Task description: Pictures stay out. Extract the lines below from the first one through the line with "(6,10.5) -- (1150,10.5);", both included.
====
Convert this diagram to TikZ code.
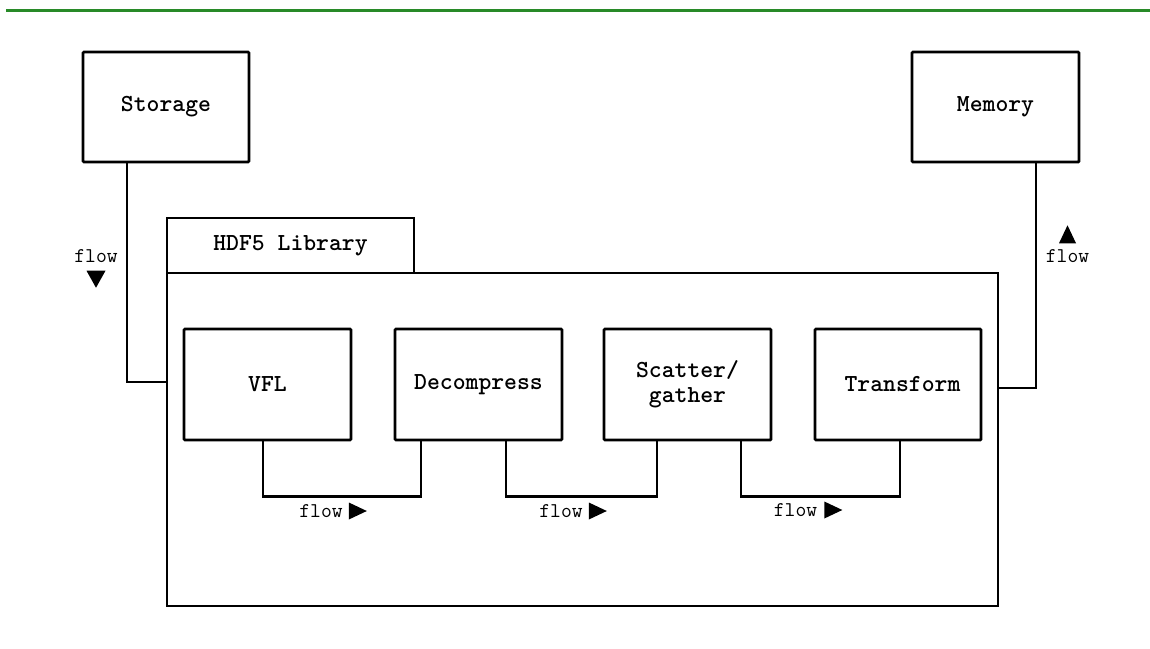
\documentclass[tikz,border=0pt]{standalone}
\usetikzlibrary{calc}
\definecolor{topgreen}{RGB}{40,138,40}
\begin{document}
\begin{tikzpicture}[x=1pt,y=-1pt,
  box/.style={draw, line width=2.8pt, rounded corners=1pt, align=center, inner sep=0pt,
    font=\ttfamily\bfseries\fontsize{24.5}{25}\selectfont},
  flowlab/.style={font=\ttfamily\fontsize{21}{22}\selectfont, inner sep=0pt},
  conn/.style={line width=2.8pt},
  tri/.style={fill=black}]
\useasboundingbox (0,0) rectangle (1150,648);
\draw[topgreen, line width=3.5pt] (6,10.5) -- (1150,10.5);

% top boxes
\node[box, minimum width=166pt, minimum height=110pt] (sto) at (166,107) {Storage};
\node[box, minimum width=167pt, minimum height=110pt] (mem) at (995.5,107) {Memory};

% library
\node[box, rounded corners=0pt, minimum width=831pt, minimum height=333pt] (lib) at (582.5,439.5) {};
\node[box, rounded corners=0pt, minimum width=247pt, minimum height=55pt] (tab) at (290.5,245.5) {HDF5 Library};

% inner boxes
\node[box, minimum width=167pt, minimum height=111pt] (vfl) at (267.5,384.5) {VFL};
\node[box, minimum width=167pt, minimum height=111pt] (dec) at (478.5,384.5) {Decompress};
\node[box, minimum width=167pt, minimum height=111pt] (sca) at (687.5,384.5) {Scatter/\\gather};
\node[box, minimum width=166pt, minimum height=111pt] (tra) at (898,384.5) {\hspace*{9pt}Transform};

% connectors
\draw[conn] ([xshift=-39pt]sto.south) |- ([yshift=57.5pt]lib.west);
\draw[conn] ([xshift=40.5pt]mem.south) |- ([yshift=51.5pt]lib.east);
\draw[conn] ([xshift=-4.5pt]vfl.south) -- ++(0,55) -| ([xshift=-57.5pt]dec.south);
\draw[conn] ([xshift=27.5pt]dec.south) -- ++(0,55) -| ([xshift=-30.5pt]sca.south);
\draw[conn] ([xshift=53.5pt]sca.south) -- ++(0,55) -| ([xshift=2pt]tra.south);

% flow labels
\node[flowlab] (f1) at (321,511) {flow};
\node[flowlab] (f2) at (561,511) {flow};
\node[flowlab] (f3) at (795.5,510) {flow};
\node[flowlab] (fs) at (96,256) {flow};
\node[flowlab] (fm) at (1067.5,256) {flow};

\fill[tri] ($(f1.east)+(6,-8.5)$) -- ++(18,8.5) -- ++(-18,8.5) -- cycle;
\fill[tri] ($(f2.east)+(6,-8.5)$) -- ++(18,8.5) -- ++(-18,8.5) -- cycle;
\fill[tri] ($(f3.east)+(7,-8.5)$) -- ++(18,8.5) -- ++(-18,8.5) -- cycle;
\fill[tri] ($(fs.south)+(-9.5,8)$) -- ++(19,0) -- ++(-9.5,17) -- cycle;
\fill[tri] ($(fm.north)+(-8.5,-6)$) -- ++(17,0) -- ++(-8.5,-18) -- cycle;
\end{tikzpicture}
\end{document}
====
Expected answer:
Convert this diagram to TikZ code.
\documentclass[tikz,border=0pt]{standalone}
\usetikzlibrary{calc}
\definecolor{topgreen}{RGB}{40,138,40}
\begin{document}
\begin{tikzpicture}[x=1pt,y=-1pt,
  box/.style={draw, line width=2.8pt, rounded corners=1pt, align=center, inner sep=0pt,
    font=\ttfamily\bfseries\fontsize{24.5}{25}\selectfont},
  flowlab/.style={font=\ttfamily\fontsize{21}{22}\selectfont, inner sep=0pt},
  conn/.style={line width=2.8pt},
  tri/.style={fill=black}]
\useasboundingbox (0,0) rectangle (1150,648);
\draw[topgreen, line width=3.5pt] (6,10.5) -- (1150,10.5);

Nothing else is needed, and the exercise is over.